*Excerpted data*.
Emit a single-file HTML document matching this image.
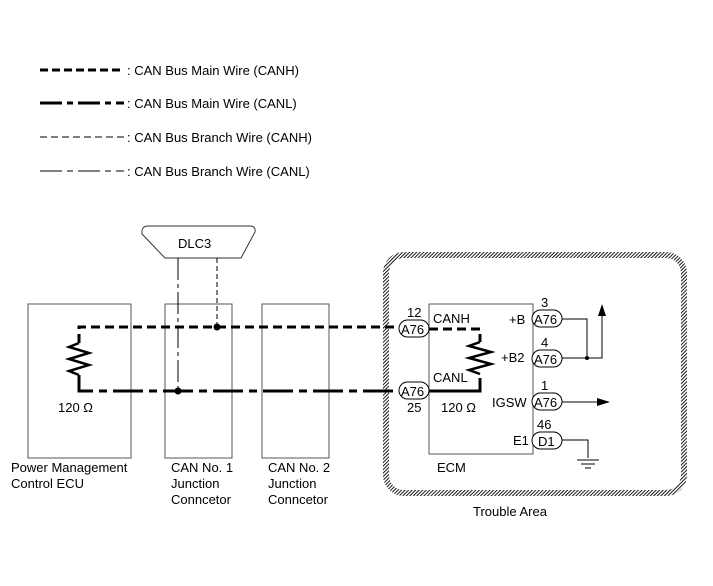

==

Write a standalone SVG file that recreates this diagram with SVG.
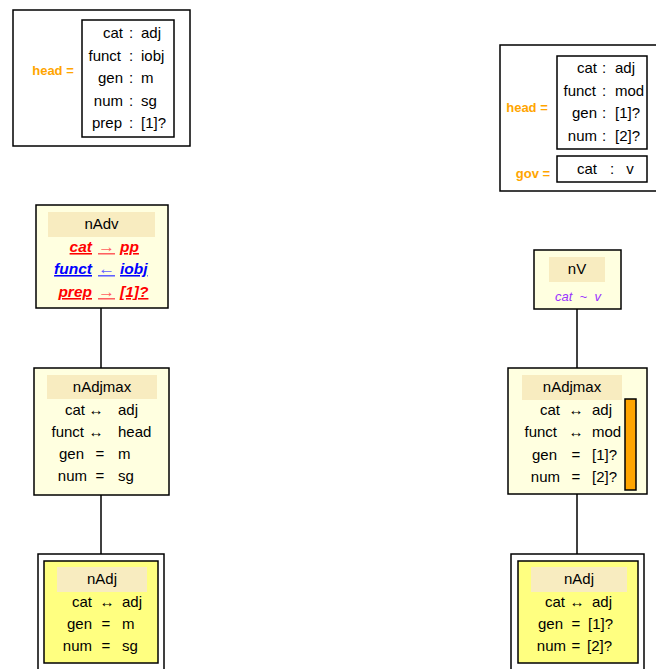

* * *

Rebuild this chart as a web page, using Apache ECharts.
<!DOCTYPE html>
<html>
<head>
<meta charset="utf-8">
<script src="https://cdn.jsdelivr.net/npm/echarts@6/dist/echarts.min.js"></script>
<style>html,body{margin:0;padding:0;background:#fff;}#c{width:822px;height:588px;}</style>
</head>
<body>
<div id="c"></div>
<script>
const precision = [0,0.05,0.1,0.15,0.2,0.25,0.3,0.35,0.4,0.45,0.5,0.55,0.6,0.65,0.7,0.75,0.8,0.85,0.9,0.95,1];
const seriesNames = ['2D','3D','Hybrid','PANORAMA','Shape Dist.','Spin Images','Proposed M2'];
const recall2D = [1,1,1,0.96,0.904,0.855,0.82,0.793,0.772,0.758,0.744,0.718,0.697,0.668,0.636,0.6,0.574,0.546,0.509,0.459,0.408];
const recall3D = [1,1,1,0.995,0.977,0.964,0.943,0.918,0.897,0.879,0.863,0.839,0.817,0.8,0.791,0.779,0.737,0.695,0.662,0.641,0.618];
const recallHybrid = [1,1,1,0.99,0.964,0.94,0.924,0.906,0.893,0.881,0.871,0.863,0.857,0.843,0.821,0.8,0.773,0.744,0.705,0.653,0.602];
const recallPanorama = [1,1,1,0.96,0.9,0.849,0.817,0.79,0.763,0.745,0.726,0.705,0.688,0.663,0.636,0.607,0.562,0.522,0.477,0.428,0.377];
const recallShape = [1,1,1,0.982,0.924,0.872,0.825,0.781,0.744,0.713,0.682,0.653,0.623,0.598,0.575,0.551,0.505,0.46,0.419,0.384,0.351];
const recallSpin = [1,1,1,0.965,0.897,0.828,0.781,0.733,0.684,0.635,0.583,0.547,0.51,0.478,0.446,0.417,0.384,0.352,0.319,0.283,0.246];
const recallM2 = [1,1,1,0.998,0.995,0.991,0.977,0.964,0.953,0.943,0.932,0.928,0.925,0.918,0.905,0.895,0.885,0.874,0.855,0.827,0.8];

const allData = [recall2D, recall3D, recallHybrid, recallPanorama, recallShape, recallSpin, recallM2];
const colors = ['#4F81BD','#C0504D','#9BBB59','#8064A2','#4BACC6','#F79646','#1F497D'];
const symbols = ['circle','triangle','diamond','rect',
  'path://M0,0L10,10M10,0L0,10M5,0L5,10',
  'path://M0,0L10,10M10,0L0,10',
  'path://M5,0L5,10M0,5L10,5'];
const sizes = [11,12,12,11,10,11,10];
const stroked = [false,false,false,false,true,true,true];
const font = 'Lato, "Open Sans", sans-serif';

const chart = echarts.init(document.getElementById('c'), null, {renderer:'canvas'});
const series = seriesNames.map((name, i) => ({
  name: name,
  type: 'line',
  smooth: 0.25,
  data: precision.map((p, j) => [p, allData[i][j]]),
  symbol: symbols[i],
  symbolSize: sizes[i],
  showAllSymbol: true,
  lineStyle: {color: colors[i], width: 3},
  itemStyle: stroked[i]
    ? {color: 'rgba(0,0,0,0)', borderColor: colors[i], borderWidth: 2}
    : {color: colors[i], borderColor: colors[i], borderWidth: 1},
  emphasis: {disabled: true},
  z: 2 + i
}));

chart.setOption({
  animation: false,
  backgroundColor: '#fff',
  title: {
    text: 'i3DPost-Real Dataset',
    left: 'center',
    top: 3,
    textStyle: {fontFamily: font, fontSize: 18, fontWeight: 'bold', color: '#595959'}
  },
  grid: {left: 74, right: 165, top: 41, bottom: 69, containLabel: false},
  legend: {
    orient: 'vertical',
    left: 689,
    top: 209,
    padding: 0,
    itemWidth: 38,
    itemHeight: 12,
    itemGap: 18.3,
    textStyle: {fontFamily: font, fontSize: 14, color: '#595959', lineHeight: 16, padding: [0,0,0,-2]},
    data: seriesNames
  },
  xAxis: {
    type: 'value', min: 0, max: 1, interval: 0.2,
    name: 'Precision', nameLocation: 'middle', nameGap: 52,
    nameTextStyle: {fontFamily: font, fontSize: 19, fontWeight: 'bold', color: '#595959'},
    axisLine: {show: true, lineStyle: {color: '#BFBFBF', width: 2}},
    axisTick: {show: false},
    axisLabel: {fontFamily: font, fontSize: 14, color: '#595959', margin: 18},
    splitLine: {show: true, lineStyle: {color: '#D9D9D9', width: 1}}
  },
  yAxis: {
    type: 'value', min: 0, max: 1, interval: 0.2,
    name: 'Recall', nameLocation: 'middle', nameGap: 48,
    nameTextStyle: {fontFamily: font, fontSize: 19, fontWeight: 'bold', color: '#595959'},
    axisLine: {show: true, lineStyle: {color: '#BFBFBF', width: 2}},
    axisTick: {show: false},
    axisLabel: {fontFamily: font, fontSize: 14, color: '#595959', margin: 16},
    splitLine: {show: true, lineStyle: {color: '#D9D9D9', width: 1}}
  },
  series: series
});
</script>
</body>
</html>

*Work required*. Only lines that contain the word "this" are wanted; copy each of them.

*Output of the exercise*.
Emit a single-file HTML document matching this image.
Write a standalone SVG file that recreates this diagram with SVG.
Rebuild this chart as a web page, using Apache ECharts.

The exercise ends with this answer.